▶ [Work to be completed]:
Output all of the data below exactly as given.

▶ [Available data]:
━━━━

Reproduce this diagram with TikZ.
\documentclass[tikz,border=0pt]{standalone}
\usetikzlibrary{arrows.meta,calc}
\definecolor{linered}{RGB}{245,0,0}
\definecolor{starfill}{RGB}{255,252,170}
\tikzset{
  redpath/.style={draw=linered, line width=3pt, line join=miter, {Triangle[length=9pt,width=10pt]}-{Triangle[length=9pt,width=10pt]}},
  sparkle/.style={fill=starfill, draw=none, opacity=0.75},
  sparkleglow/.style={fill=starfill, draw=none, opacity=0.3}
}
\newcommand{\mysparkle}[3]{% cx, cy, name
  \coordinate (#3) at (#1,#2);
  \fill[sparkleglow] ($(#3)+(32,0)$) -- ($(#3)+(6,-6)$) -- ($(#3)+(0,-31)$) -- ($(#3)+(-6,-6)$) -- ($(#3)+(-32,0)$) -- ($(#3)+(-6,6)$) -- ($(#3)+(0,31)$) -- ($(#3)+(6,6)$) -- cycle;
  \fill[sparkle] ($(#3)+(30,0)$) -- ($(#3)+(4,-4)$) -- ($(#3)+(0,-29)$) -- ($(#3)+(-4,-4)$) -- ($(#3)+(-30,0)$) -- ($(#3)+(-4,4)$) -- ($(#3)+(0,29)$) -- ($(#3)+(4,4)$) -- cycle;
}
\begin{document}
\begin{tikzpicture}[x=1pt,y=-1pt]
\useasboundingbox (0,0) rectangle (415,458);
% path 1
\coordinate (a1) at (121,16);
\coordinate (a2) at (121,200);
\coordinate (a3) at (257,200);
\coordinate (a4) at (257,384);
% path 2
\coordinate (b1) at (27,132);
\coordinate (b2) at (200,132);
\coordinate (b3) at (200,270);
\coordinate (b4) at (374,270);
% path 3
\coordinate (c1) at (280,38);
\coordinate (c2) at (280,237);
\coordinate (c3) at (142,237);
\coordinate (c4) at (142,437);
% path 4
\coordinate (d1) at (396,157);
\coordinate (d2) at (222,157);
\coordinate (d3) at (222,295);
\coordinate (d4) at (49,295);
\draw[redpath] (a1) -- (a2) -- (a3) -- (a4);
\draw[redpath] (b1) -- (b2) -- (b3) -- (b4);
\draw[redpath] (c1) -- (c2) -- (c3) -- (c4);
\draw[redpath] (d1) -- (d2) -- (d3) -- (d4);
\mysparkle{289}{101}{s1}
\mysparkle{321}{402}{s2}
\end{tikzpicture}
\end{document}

━━━━

▶ [Solution to the problem]:
Reproduce this diagram with TikZ.
\documentclass[tikz,border=0pt]{standalone}
\usetikzlibrary{arrows.meta,calc}
\definecolor{linered}{RGB}{245,0,0}
\definecolor{starfill}{RGB}{255,252,170}
\tikzset{
  redpath/.style={draw=linered, line width=3pt, line join=miter, {Triangle[length=9pt,width=10pt]}-{Triangle[length=9pt,width=10pt]}},
  sparkle/.style={fill=starfill, draw=none, opacity=0.75},
  sparkleglow/.style={fill=starfill, draw=none, opacity=0.3}
}
\newcommand{\mysparkle}[3]{% cx, cy, name
  \coordinate (#3) at (#1,#2);
  \fill[sparkleglow] ($(#3)+(32,0)$) -- ($(#3)+(6,-6)$) -- ($(#3)+(0,-31)$) -- ($(#3)+(-6,-6)$) -- ($(#3)+(-32,0)$) -- ($(#3)+(-6,6)$) -- ($(#3)+(0,31)$) -- ($(#3)+(6,6)$) -- cycle;
  \fill[sparkle] ($(#3)+(30,0)$) -- ($(#3)+(4,-4)$) -- ($(#3)+(0,-29)$) -- ($(#3)+(-4,-4)$) -- ($(#3)+(-30,0)$) -- ($(#3)+(-4,4)$) -- ($(#3)+(0,29)$) -- ($(#3)+(4,4)$) -- cycle;
}
\begin{document}
\begin{tikzpicture}[x=1pt,y=-1pt]
\useasboundingbox (0,0) rectangle (415,458);
% path 1
\coordinate (a1) at (121,16);
\coordinate (a2) at (121,200);
\coordinate (a3) at (257,200);
\coordinate (a4) at (257,384);
% path 2
\coordinate (b1) at (27,132);
\coordinate (b2) at (200,132);
\coordinate (b3) at (200,270);
\coordinate (b4) at (374,270);
% path 3
\coordinate (c1) at (280,38);
\coordinate (c2) at (280,237);
\coordinate (c3) at (142,237);
\coordinate (c4) at (142,437);
% path 4
\coordinate (d1) at (396,157);
\coordinate (d2) at (222,157);
\coordinate (d3) at (222,295);
\coordinate (d4) at (49,295);
\draw[redpath] (a1) -- (a2) -- (a3) -- (a4);
\draw[redpath] (b1) -- (b2) -- (b3) -- (b4);
\draw[redpath] (c1) -- (c2) -- (c3) -- (c4);
\draw[redpath] (d1) -- (d2) -- (d3) -- (d4);
\mysparkle{289}{101}{s1}
\mysparkle{321}{402}{s2}
\end{tikzpicture}
\end{document}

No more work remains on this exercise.